Best Show Ever's supposed to be a blend and cutting edge (though based on the British program Ant & Dec's Saturday Night Takeaway, it really strikes us more as a rip-off of Joseph Gordon-Levitt's  HitRecord on TV).  And he's the lure that's supposed to bring viewers in but when he hosted the Academy Awards he was stunningly bad and panned almost universally.

We're really worried what happens when he opens his mouth because, again, the insult to whistle-blower Ed Snowden was appalling.  And yet he thought it would be funny?

He's really not in touch with funny.

He's really not in touch with an audience either.


NBC keeps going for variety.

They realize they have to come up with a winner at some point.

And the ratings on Saturday nights are good.  That last hour of prime time, where they feature the repeats of condensed, old episodes of Saturday Night Live are doing very well indicating there's a place for variety in prime time television today.

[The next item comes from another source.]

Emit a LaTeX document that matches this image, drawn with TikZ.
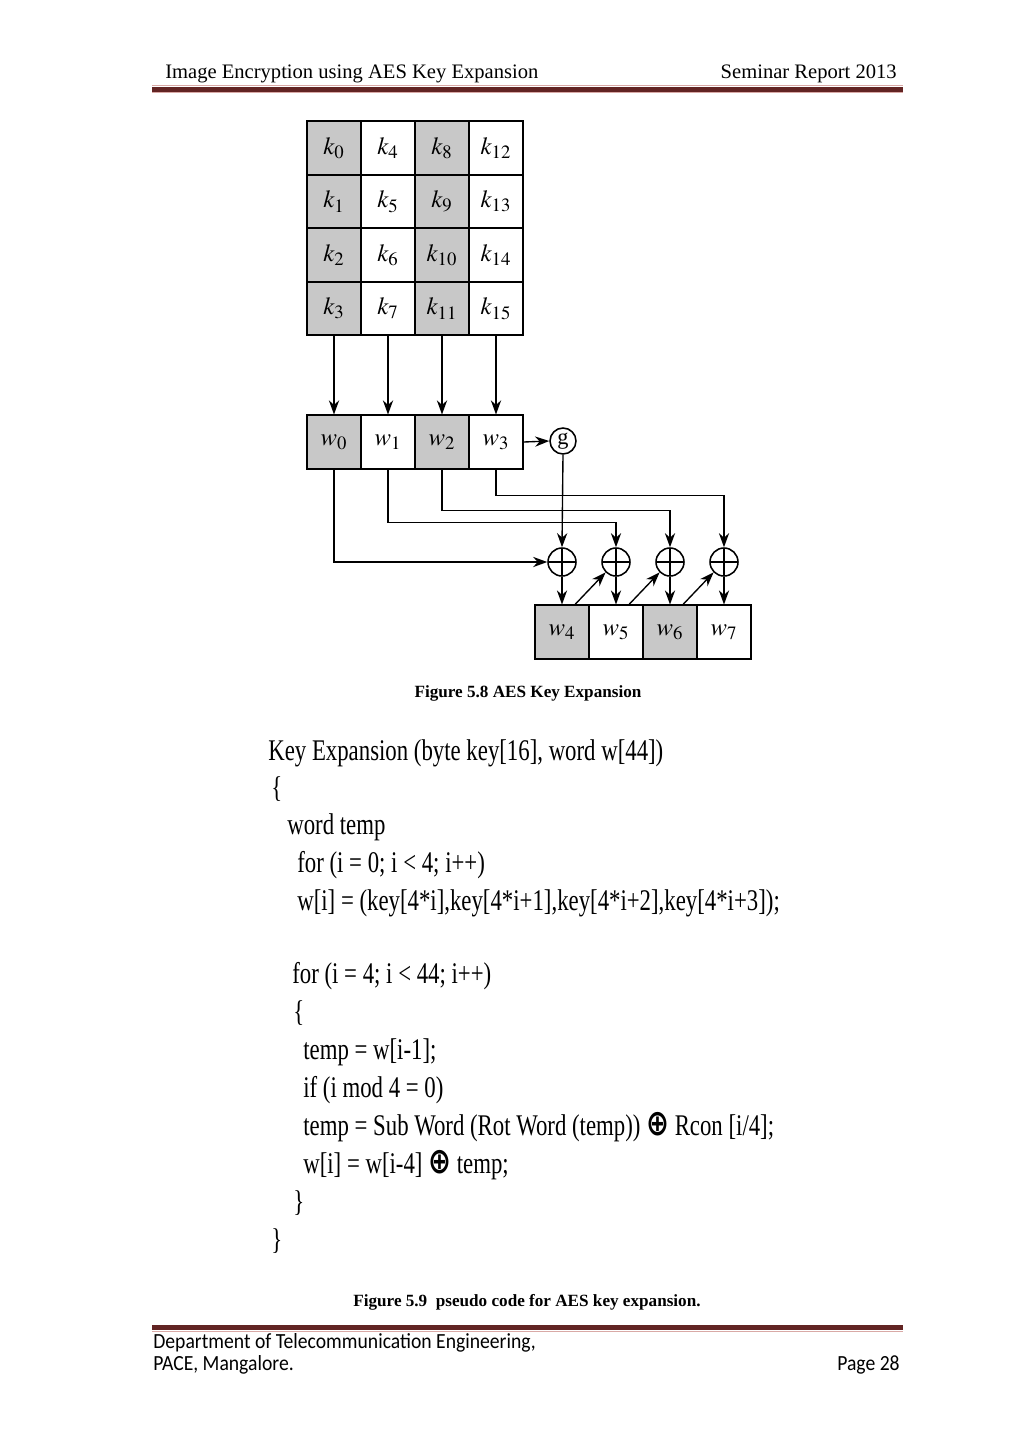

But going with Neil Patrick Harris?

Maya Rudolph, in her one special broadcast of The Maya Rudolph Show, delivered over 7 million viewers.  That was something you could build on.

And Maya is something you can build on.

She's known.  She's loved.

She's got the personality to carry a weekly show.

Unless Neil Patrick Harris is planning to play Barney, NBC's staring down a very troubled program and in the same situation that CBS was in when successful sitcom star Mary Tyler Moore thought it was time for her to do variety.